::: Dataset section

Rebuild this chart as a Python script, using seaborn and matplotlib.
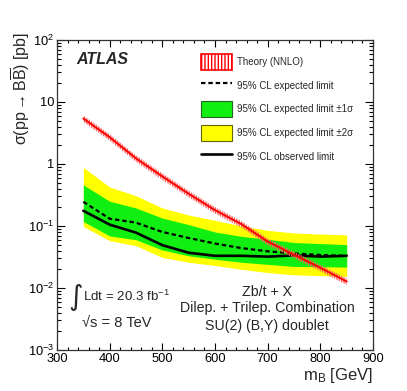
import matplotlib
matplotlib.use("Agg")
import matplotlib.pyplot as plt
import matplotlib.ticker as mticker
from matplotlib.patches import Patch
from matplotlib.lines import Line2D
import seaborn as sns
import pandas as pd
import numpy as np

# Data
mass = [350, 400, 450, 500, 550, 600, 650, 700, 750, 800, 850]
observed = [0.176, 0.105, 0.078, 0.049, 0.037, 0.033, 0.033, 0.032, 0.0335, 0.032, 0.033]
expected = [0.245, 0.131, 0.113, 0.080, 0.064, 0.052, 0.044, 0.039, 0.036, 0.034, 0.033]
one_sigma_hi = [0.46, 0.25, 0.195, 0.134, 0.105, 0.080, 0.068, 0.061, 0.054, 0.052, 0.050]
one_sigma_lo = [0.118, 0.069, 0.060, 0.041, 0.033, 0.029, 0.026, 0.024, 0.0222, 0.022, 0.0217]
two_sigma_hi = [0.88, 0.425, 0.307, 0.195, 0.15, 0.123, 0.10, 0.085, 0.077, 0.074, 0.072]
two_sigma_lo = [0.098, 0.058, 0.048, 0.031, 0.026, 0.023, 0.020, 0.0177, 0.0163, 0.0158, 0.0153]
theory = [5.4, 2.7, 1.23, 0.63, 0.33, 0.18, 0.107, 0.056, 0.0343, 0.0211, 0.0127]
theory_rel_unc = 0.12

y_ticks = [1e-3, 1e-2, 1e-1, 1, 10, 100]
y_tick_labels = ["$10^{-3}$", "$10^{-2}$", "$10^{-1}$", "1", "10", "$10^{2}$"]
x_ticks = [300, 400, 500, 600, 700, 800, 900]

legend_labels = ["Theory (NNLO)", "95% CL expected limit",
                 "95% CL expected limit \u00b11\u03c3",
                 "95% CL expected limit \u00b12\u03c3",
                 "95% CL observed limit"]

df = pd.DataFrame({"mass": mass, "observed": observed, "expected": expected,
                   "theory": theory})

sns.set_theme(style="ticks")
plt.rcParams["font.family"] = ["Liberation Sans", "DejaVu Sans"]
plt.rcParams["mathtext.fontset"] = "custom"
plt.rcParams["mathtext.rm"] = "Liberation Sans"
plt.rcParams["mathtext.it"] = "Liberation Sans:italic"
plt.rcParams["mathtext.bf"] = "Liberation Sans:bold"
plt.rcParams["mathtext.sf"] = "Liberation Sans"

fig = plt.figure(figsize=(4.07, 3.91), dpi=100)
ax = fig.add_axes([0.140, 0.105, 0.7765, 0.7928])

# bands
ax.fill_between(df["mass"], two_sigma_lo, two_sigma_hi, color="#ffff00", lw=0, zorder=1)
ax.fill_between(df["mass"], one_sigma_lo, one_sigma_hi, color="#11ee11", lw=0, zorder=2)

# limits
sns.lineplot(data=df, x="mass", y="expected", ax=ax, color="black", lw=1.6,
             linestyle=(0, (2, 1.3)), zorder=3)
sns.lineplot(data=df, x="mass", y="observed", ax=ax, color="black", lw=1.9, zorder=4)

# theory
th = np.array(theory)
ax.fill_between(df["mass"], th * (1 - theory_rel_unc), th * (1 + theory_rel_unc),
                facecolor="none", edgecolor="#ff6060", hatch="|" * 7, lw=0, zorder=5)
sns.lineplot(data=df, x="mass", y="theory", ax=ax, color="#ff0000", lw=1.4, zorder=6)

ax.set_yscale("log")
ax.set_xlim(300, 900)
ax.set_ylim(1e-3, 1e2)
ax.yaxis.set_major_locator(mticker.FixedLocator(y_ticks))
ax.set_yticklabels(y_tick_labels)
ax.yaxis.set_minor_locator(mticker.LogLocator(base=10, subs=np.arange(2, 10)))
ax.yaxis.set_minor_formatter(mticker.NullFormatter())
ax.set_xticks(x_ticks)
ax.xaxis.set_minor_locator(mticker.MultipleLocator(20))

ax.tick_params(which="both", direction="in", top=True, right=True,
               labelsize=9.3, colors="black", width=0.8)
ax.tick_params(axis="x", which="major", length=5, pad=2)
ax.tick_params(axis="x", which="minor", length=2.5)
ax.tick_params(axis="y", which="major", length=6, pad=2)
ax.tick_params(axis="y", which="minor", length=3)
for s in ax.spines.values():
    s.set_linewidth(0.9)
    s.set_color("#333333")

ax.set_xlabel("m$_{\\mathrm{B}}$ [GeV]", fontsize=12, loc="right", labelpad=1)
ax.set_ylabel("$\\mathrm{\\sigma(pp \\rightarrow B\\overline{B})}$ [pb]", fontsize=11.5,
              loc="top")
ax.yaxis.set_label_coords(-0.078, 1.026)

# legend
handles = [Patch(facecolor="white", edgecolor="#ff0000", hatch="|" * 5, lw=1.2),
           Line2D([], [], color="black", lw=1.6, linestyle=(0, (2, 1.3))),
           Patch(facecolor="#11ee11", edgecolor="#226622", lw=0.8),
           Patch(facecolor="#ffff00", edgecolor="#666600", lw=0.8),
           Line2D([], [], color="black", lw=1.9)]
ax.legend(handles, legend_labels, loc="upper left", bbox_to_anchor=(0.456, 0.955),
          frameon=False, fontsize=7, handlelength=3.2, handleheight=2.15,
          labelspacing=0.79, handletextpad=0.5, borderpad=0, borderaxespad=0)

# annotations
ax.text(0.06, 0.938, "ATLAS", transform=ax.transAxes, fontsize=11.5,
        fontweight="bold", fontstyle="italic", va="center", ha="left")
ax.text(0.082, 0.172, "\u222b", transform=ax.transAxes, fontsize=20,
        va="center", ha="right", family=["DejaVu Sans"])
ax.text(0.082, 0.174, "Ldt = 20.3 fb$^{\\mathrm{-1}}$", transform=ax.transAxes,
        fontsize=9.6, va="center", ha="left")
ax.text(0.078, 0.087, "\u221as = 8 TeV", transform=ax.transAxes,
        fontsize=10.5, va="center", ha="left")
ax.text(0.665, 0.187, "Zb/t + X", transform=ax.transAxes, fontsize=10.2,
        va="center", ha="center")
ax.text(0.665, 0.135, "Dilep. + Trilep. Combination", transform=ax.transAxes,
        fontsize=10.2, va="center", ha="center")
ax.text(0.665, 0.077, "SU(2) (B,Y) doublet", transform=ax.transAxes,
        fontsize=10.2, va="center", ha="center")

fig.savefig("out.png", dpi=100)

::::::

→ Stated problem
Go through the listing above and pull out each line containing the word "matplotlib".

→ Task answer
Rebuild this chart as a Python script, using seaborn and matplotlib.
import matplotlib
matplotlib.use("Agg")
import matplotlib.pyplot as plt
import matplotlib.ticker as mticker
from matplotlib.patches import Patch
from matplotlib.lines import Line2D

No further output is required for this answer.